Recenzje
Książka o fotografowaniu. Wydanie III rozszerzone
Książka napisana jest doskonałą polszczyzną, językiem barwnym i potoczystym. Autor, aby była jeszcze atrakcyjniejsza, nie stroni od anegdot, przytacza wiele (bardzo pouczających) przypadków z własnych doświadczeń zawodowych. Myliłby się jednak ten, kto sądziłby, że jest to jedynie zbiór lekko napisanych gawęd - książka ta bowiem zawiera rozrzucony w tekście zasób praktycznie wszystkich informacji na temat fotografowania, jakie mogą być potrzebne zaawansowanemu amatorowi, a nawet doświadczonemu fotografowi-zawodowcowi. Napisana jest w istocie wielowarstwowo i dzięki temu może być pożyteczna zarówno dla początkującego fotografa, jak i dla kogoś o wieloletnim doświadczeniu. Informacje podane są w sposób jasny i poglądowy, choć zdarzają się fragmenty trudne, które aby zrozumieć i zawartą wiedzę opanować, sporo trzeba włożyć wysiłku.

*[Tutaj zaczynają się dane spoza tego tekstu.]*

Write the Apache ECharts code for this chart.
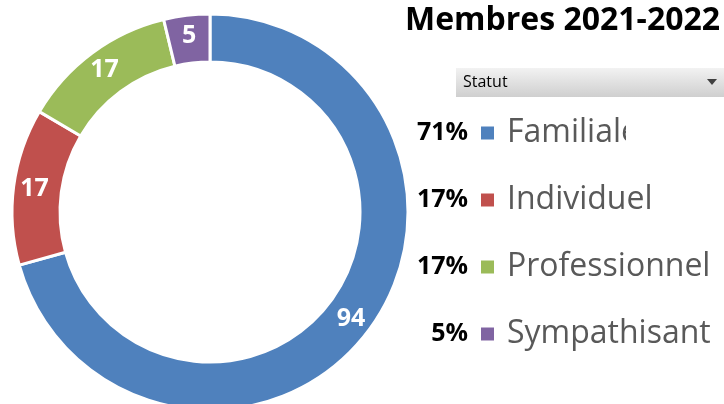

W paru miejscach z poglądami autora mógłbym polemizować, ale w całej książce nie udało mi się, mimo starań, znaleźć ani jednego błędu merytorycznego! Uważam, że to fenomenalne, a w ogóle jestem pod wrażeniem kompetencji autora tak głębokiej i w tak szerokim zakresie. Po prostu znakomity fachura!
Nie jest to podręcznik kompletny, ponieważ autor nie wgłębia się w zagadnienia związane z obróbką zdjęć, zarówno tradycyjną, opto-chemiczną, jak i cyfrową, napomykając o tych sprawach jedynie mimochodem, gdy trzeba - ale przecież jest to książka „o fotografowaniu” jedynie, nie pretendująca do miana kompletnego podręcznika fotografii. Jednakże jest to podręcznik prawie kompletny - wprawdzie autor zaraz na wstępie (str.28) stwierdza, że fotograf może odnieść sukces tylko wtedy, gdy się wyspecjalizuje, ale zaraz potem jakby sam sobie przeczy, ponieważ książka obejmuje praktycznie wszystkie dziedziny fotografii, jakimi może się zajmować fotoamator (z wyłączeniem może tak specjalistycznych jak np. fotografia podwodna czy akt) i w każdej z nich autor wykazuje się wszechstronną kompetencją wynikającą niewątpliwie z długoletniej praktyki, co zresztą potwierdzają jego zdjęcia ilustrujące każde omawiane zagadnienie. Często są to fotografie bardzo piękne, a zawsze trafnie dobrane, opatrzone obszernymi komentarzami na temat okoliczności powstania zdjęcia oraz szczegółowymi danymi technicznymi. Fotografowie rzadko dbają o to, a często i nie mają czasu, by skrzętnie zanotować dane takie jak materiał zdjęciowy lub typ aparatu cyfrowego, wartość przysłony, czas ekspozycji, ogniskowa obiektywu i użyte filtry - imponujące pod tym względem są zasoby archiwum autora świadczące o tym, że decyzja fotografa nie była przypadkowa i że naciśnięcie spustu migawki poprzedzone było zawsze starannym przemyśleniem. Zagonionym dzisiejszym pstrykaczom takie podejście do pracy należy jak najgoręcej polecić!
W tej beczce miodu nie zabrakło jednak niestety również łyżki (no, łyżeczki!) dziegciu, a stanowi ją nie zawsze staranny druk zdjęć, co tym bardziej dziwi, iż wydawca („Helion”) tradycyjnie przywiązuje do strony edytorskiej swoich publikacji dużą wagę. Na szczęście do książki jest dołączona płyta CD zawierająca prawie wszystkie zamieszczone zdjęcia (plus kilka innych), pozwalająca bez przeszkód ocenić ich urodę. Krytyka należy się także korektorowi - mimo, że nie zwracałem na to specjalnie uwagi wyłapałem jednak całą masę błędów.
Reasumując: znakomita książka, godna polecenia wszystkim fotografującym, bez względu na stopień zaawansowania.